La famiglia ha imposto a Silvio di vendere, ma lui vuole assicurarsi che il club non finisca nel portafoglio del solito affarista giunto da Marte (o dall'Indonesia) speranzoso di segnare il goal della carriera, bensì in mani capaci di spolverare e lucidare quell'eredità che Berlusconi lascia in dote: il Milan non è più la grande squadra "qualsiasi" degli anni '60, ma uno dei marchi più pregiati e riconoscibili dello sport mondiale. Come la Ferrari, può pure non vincere per anni, ma nei quattro angoli del pianeta permangono godzilioni di calciofili pronti a risventolarne il vessillo, covati e allattati durante un'epoca egemonica in cui le razioni di caviale e champagne non avevano nulla a che vedere con le briciole portate in tavola dal 99% dei miliardari che vincono oggi.
Detto questo, salto a pie' pari il restante pour parler sulla benedetta cessione societaria, onde evitarmi quel deludente vapor acqueo in cui si dissolse la montagna di chiacchiere sull'affaire-Mr. Bee. Col cavolo che mi faccio fregare di nuovo
Parlando quindi di calcio, IMHO la finale ha dimostrato una volta in più alcune cose:
1) Allegri non sarà un genio tattico, ma lo è sul piano strategico. Sa quando attaccare e quando difendere, quando evitare rischi e quando è il momento di spingere. Non a caso, molti Milan-Juve si svolgono oggi in fotocopia: rossoneri più aggressivi, bianconeri in modalità Fort Knox. Appena vede il Milan calare d'intensità, Max fa alzare i funamboli dalla panchina e buonanotte suonatori.

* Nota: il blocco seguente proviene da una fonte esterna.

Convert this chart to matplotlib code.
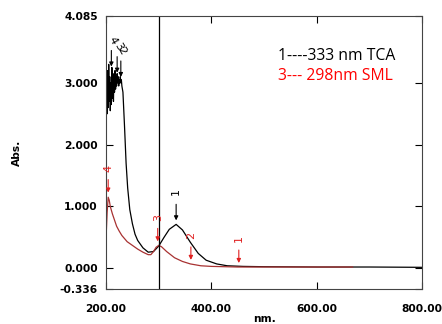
import matplotlib.pyplot as plt

# black trace (TCA)
nmTCA = [200, 201, 202, 203, 204, 205, 206, 207, 208, 209, 210, 211, 212, 213, 214, 215,
         216, 217, 218, 219, 220, 221, 222, 223, 224, 225, 226, 227, 228, 229, 230, 231, 232,
         235, 238, 241, 245, 250, 255, 260, 270, 280, 290, 300, 310, 320, 333, 345, 360,
         375, 390, 410, 430, 460, 500, 600, 700, 800]
absTCA = [2.0, 2.9, 2.5, 3.2, 2.6, 3.3, 2.7, 3.1, 2.55, 3.0, 2.65, 3.25, 2.75, 3.05, 2.7,
          3.15, 2.85, 3.2, 2.9, 3.1, 2.95, 3.15, 3.0, 3.1, 2.95, 3.05, 3.0, 3.1, 3.0, 3.05,
          2.95, 2.9, 2.85, 2.3, 1.7, 1.3, 0.95, 0.72, 0.55, 0.45, 0.33, 0.26, 0.27, 0.36,
          0.5, 0.63, 0.71, 0.62, 0.42, 0.24, 0.13, 0.07, 0.04, 0.03, 0.025, 0.02, 0.02, 0.015]

# red trace (SML)
nmSML = [200, 202, 204, 206, 208, 212, 216, 220, 225, 230, 240, 250, 260, 270, 280, 285,
         290, 295, 300, 305, 315, 330, 345, 360, 380, 400, 450, 500, 600, 668]
absSML = [0.5, 0.9, 1.15, 1.1, 1.0, 0.88, 0.78, 0.68, 0.6, 0.53, 0.43, 0.37, 0.31, 0.26,
          0.22, 0.22, 0.27, 0.34, 0.37, 0.35, 0.27, 0.17, 0.11, 0.07, 0.04, 0.03, 0.02,
          0.02, 0.02, 0.02]

# peak picks: (label, nm, abs at arrow tip)
picksTCA = [("4", 210, 3.22), ("3", 221, 3.12), ("2", 228, 3.05), ("1", 333, 0.73)]
picksSML = [("4", 204, 1.18), ("3", 298, 0.39), ("2", 361, 0.09), ("1", 452, 0.04)]

yticks = [-0.336, 0.0, 1.0, 2.0, 3.0, 4.085]
xticks = [200, 400, 600, 800]

fig = plt.figure(figsize=(4.42, 3.24), dpi=100)
ax = fig.add_axes([0.24, 0.108, 0.715, 0.843])

ax.plot(nmTCA, absTCA, color="black", lw=0.9)
ax.plot(nmSML, absSML, color="#a83232", lw=0.9)
ax.axvline(300, color="black", lw=0.9)

for lab, x, y in picksTCA:
    ax.annotate("", xy=(x, y), xytext=(x, y + 0.35),
                arrowprops=dict(arrowstyle="-|>", color="black", lw=0.8, mutation_scale=6))
    if lab == "1":
        ax.text(x, y + 0.45, lab, rotation=90, ha="center", va="bottom", fontsize=8, color="black")
    else:
        ax.text(x + 2, y + 0.38, lab, rotation=-60, ha="center", va="bottom", fontsize=8, color="black")

for lab, x, y in picksSML:
    ax.annotate("", xy=(x, y), xytext=(x, y + 0.3),
                arrowprops=dict(arrowstyle="-|>", color="#e02020", lw=0.8, mutation_scale=6))
    ax.text(x, y + 0.38, lab, rotation=90, ha="center", va="bottom", fontsize=8, color="#e02020")

ax.text(0.545, 0.84, "1----333 nm TCA", transform=ax.transAxes, fontsize=11.3,
        family="Open Sans", color="black")
ax.text(0.545, 0.765, "3--- 298nm SML", transform=ax.transAxes, fontsize=11.3,
        family="Open Sans", color="red")

ax.set_xlim(200, 800)
ax.set_ylim(-0.336, 4.085)
ax.set_xticks(xticks)
ax.set_xticklabels([f"{v:.2f}" for v in xticks], fontweight="bold", fontsize=7.7)
ax.set_yticks(yticks)
ax.set_yticklabels([f"{v:.3f}" for v in yticks], fontweight="bold", fontsize=7.7)
ax.tick_params(direction="in", top=True, right=True, length=5, width=0.8)
ax.tick_params(axis="y", pad=6)
ax.tick_params(axis="x", pad=11)
for s in ax.spines.values():
    s.set_linewidth(0.8)
    s.set_color("#444444")

ax.set_xlabel("nm.", fontweight="bold", fontsize=7.7, labelpad=0)
ax.set_ylabel("Abs.", fontweight="bold", fontsize=7.7, labelpad=27)

fig.savefig("out.png", dpi=100)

2) Psicologicamente il Diavolo è davvero ai minimi storici. Se ti arriva il match di gala contro Juve o Inter all'indomani di una striscia negativa, anche mia nonna sarebbe capace di tirar fuori l'orgoglio e dare l'anima per 60/75 minuti, sapendo che ha puntati addosso gli occhi di mezzo mondo. Ma giocassimo domani contro una squadra qualsiasi (qualsiasi), piglieremmo il solito golletto distratto al primo calcio d'angolo/contropiede/azione manovrata. Matematico.
3) Molto, molto, molto più della plateale deficienza tecnica da cui il Milan è afflitto (penso pure Pellegatti capisca ormai l'obbligatorietà di una robusta iniezione di palleggiatori freschi), la mia preoccupazione in chiave futura risiede nella cronica incapacità di sfiancare l'avversario con corsa e dinamismo. Ogni santissimo anno, in Italia e in Europa, ammiro formazioni capaci di ridurre il gap qualitativo fracassando i polmoni dell'avversario, grazie al pressing asfissiante e ad una superiorità atletica che si dipana per tutti i 90 minuti. Quando metti sotto i rivali un'ora è solo grinta, niente di più. Perché il Milan non riesce mai, contro nessuno, da vent'anni a questa parte (ossia dall'era Capello), a venir fuori più fresco e pimpante anche alla distanza?
4) Per organizzazione tattica, brillantezza fisica, solidità difensiva e maturità offensiva, la Juventus in questo momento è la formazione più possente d'Europa. E lo scandaloso arbitraggio di Bayern-Juve pesa come un macigno: questo era davvero l'anno buono.
Altro che Milan, in una finale secca i gobbi avrebbero sconfitto qualunque avversario, oggi come oggi.